Being outside in bad weather seems to be a pattern in this course. It does show that learning can still be done when you’re cold and not in your comfortable bubble that is the classroom. We went to Cottonwood Park which is a local park of trails next to the Nechako and Fraser rivers. I’ve been going to this park since I was very young. My family always loved going down to the river. We’d always throw rocks into the river, skip rocks, even learn about the environment around it. Thanks to my grandpa, he always has information about rocks and mountains. The paths that were there when I was kid are not all there anymore. They’ve been washed away from the river flooding. The farthest bridge had not always been there it used to connect with a path, but it washed away one year so they had to make a bridge. It’s not as fancy as the first one but it works.

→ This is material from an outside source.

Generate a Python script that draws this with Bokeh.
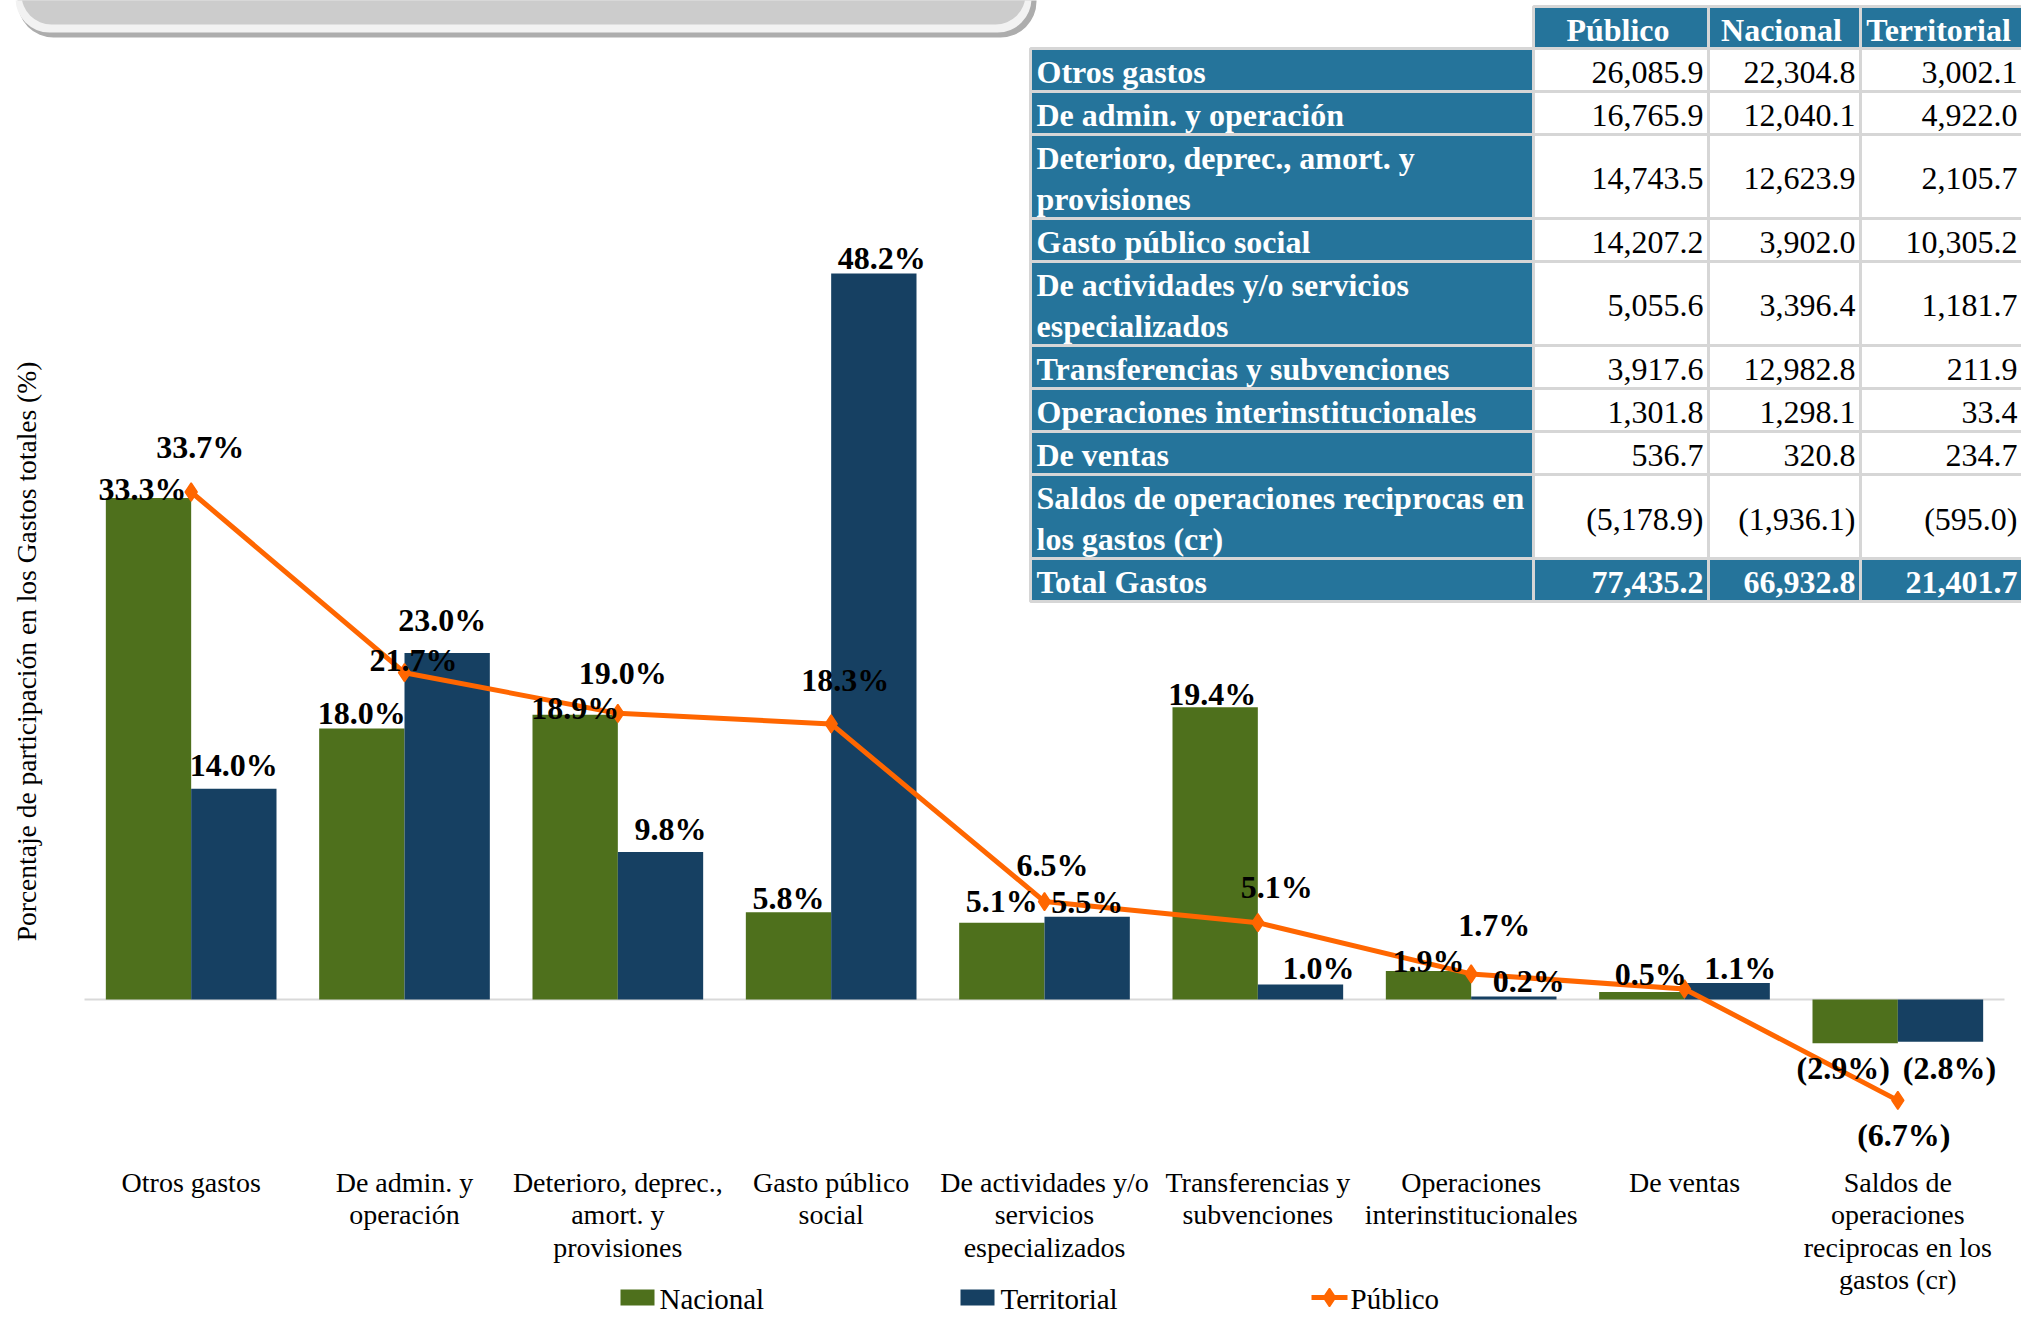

This weather this time was cold winds and snow. We used the walking curriculum looking and focusing on elements that we would have missed or not have taken the time to see, especially in the winter weather. Movement, shapes, and faces are the walks we did. The movement that I saw was the clouds, the branches when the wind blew and how the branches grew above. Shapes was mostly in the trees. The branches created shapes in the air and there were more shapes that were man made. Faces were carved in the trees, were carved by a local artist Elmer Gunderson, who has been carving and sculpting for more than 25 years. So, if you don’t take the time to look around you may miss all these things. We also saw some ducks that started walking towards us. My group talked about do we lose the imagination do the ability to look for these as we get older or do, we not take the time to look for them? I think it’s both. We are always rushing and focused on other things we forget to take in the beauty that is the environment that we live on.
Learning from the land is educational but it also connects us back to where we live. We see things we might have missed on our own.